Three-chip DLP displays handle color differently. A prism splits the lamp's light into the required wavelengths for red, green, and blue; these colors are then reflected off of dedicated DMD chips for each color. The advantage of this approach is that you can make each color (and therefore all of the colors that need to be reproduced) more accurate without sacrificing light output. This design also doesn't create rainbows.

That's right, Dorothy, I said rainbows. The color-wheel design creates an artifact known as the rainbow effect. Some people see it; some don't. Some people are bothered by it; some aren't. I've seen tutorials that teach people who haven't seen the rainbow how to see it. My question is, why? If you can't see it, consider yourself lucky and stop worrying about it.

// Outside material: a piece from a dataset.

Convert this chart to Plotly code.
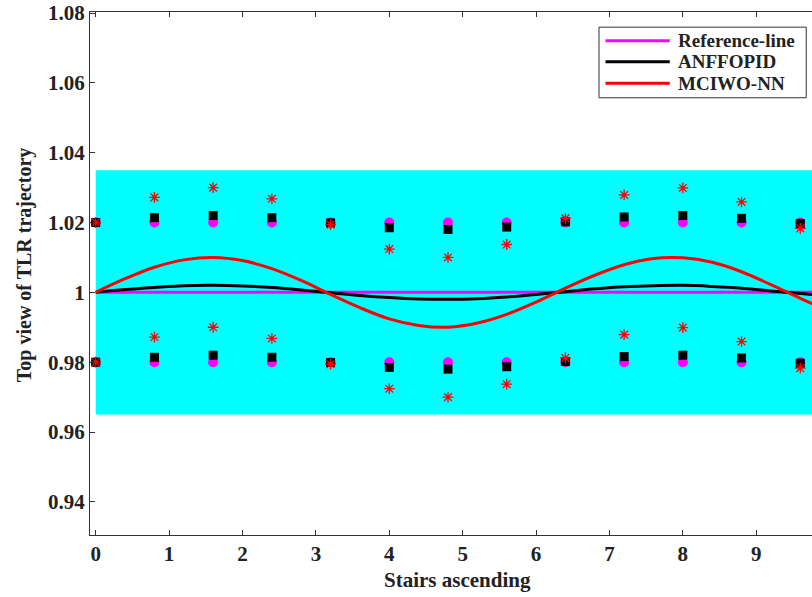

What causes the rainbow effect? Your brain notices that there's really only one color on the screen at any moment and it's just being fooled into seeing a full-color image. It's a fight between the persistence of vision that makes all TV and film appear to depict smooth motion and millions of years of evolution forcing the brain to pay attention to movement and peripheral vision (blame saber-tooth tigers for that one). All I'll say to those who pride themselves on the tricks they know to help see rainbows in a DLP projector is this: Are you really going to watch a movie while doing any of those tricks? I didn't think so. For those of you who are bothered by rainbows, the incessant march of technology is your friend.

The original HD2 chip introduced a faster color wheel with six segments, which made the rainbows far less severe. The HD2+ chip is mated with a seven-segment wheel that should make most of the staunchest critics stop their whining. On the horizon is a color wheel that looks like a child's pinwheel, which goes by the moniker Sequential Color Recapture (SCR). This wheel, in which the three primary colors swirl out from the center, may eliminate rainbows all together, if we ever see it in a real product (the drawings look quite interesting).

Paint It Black, Please
Besides rainbows, DLP has the same problem that all current digital displays face: the inability to create a true black. This is because the lamp, even at low power settings, puts out a lot of light. That light has to go somewhere. Engineers have spent a lot of time developing a light path that absorbs or contains as much of the unwanted light as possible, but some still sneaks through onto the screen, making the whole image brighter (and not in a good way). The mirrors can only reflect light; while the area behind the mirrors (on the chip's surface) is painted black, some light is still reflected out of the lens, even when the mirror is tilted away from the screen.

The color and black-level issues I've discussed aren't insurmountable problems. In fact, if the measurements for the latest batch of HD2+ projectors is any indication, they may not be problems for long.